Vol. 7, No. 1, 1985, pp. 8-10

One of the things that disturbs me when people look back at the history we’ve lived through–some of us have lived through a good deal more of it than you younger ones–is that we tend to forget its contemporary context. A great deal has happened since 1964 and the passage of the Civil Rights Act. But a great deal had to happen before Congress could be persuaded even to put civil rights on its agenda. There was the long, lonely effort of NMCP lawyers in the federal courts that finally ended the white primary and gave blacks the ballot. And, of course, ten years before the Civil Rights Act there was the Brown decision by the United States Supreme Court ordering desegregation in the public schools. But Brown did a great deal more than that.

Precedents and Pressure

The Brown decision dealt not only with the specific matter of public education but also, for the first time since Reconstruction, threw the full weight of the federal government behind enforcement of the civil rights of black individuals. It did that by reversing the old states’ rights doctrine that had let the states of the South pursue whatever kind of restrictive policies they cared to impose upon their black citizens.

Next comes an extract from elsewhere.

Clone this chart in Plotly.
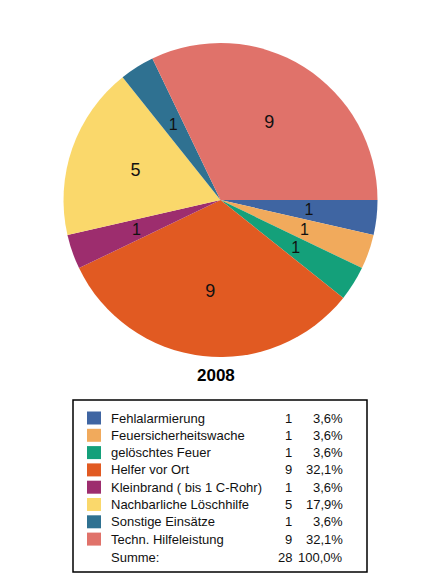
import plotly.graph_objects as go

categories = ["Fehlalarmierung", "Feuersicherheitswache", "gelöschtes Feuer", "Helfer vor Ort",
              "Kleinbrand ( bis 1 C-Rohr)", "Nachbarliche Löschhilfe", "Sonstige Einsätze",
              "Techn. Hilfeleistung"]
counts = [1, 1, 1, 9, 1, 5, 1, 9]
colors = ["#3F65A2", "#F1AA5C", "#14A07A", "#E15A22", "#9D2D6E", "#FAD86B", "#2F7191", "#E0726A"]
title_text = "2008"
sum_label = "Summe:"

OFF = 8  # page body margin
W, H = 447 - OFF, 575 - OFF
def px(x): return (x - OFF) / W
def py(y): return 1 - (y - OFF) / H

cx, cy, R = 220.5, 200, 157
total = sum(counts)
pie_font = dict(family="Liberation Sans, Arial", size=18, color="#111")

fig = go.Figure()
fig.add_trace(go.Pie(
    labels=categories, values=counts, sort=False, direction="clockwise", rotation=90,
    marker=dict(colors=colors, line=dict(width=0)),
    textinfo="none",
    domain=dict(x=[px(cx - R), px(cx + R)], y=[py(cy + R), py(cy - R)]),
    showlegend=False, hoverinfo="label+value+percent",
))

# transparent overlay pies that only carry the value labels, sized so that
# plotly's inside-text placement lands near 0.58 R as in the original
def label_pie(select, scale):
    r = R * scale
    fig.add_trace(go.Pie(
        labels=categories, values=counts, sort=False, direction="clockwise", rotation=90,
        marker=dict(colors=["rgba(0,0,0,0)"] * len(counts), line=dict(width=0)),
        text=[str(v) if select(v) else "" for v in counts], textinfo="text",
        textposition="inside", insidetextorientation="horizontal", textfont=pie_font,
        domain=dict(x=[px(cx - r), px(cx + r)], y=[py(cy + r), py(cy - r)]),
        showlegend=False, hoverinfo="skip",
    ))

label_pie(lambda v: v / total <= 0.1, 0.63)
label_pie(lambda v: 0.1 < v / total <= 0.25, 0.88)
label_pie(lambda v: v / total > 0.25, 1.08)

shapes = [dict(type="rect", xref="paper", yref="paper", x0=px(73), x1=px(367), y0=py(572), y1=py(400),
               line=dict(color="#000", width=1.5), fillcolor="rgba(0,0,0,0)")]
annotations = [dict(text="<b>" + title_text + "</b>", x=px(216), y=py(375), xref="paper", yref="paper",
                    xanchor="center", yanchor="middle",
                    showarrow=False, font=dict(family="Liberation Sans, Arial", size=17, color="#000"))]

font = dict(family="Liberation Sans, Arial", size=13, color="#111")
row0, step = 418, 17.3
def fmt_pct(v):
    return ("%.1f%%" % (100 * v / total)).replace(".", ",")
def ann(text, x, y, anchor):
    annotations.append(dict(text=text, x=px(x), y=py(y), xref="paper", yref="paper", xanchor=anchor,
                            yanchor="middle", showarrow=False, font=font))
for i, (c, v, col) in enumerate(zip(categories, counts, colors)):
    y = row0 + i * step
    shapes.append(dict(type="rect", xref="paper", yref="paper", x0=px(87), x1=px(101),
                       y0=py(y + 6.5), y1=py(y - 6.5), line=dict(width=0), fillcolor=col))
    ann(c, 109, y, "left")
    ann(str(v), 294, y, "right")
    ann(fmt_pct(v), 345, y, "right")
ys = row0 + 8 * step + 1
ann(sum_label, 109, ys, "left")
ann(str(total), 294, ys, "right")
ann(fmt_pct(total), 345, ys, "right")

fig.update_layout(width=W, height=H, margin=dict(l=0, r=0, t=0, b=0),
                  paper_bgcolor="#FFFFFF", plot_bgcolor="#FFFFFF",
                  shapes=shapes, annotations=annotations)
fig.write_html("out.html")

Those of you who are old enough to remember what the South was like thirty years ago when Brown came down will recall that it was virtually as segregated a society as the one that exists in South Africa today. There was no public intermingling of the races. There was no permissible social contact between the races. Blacks and whites were separated in the schools. Blacks, denied the ballot, effectively had no voice in public affairs, and had little opportunity to move toward their own economic advancement.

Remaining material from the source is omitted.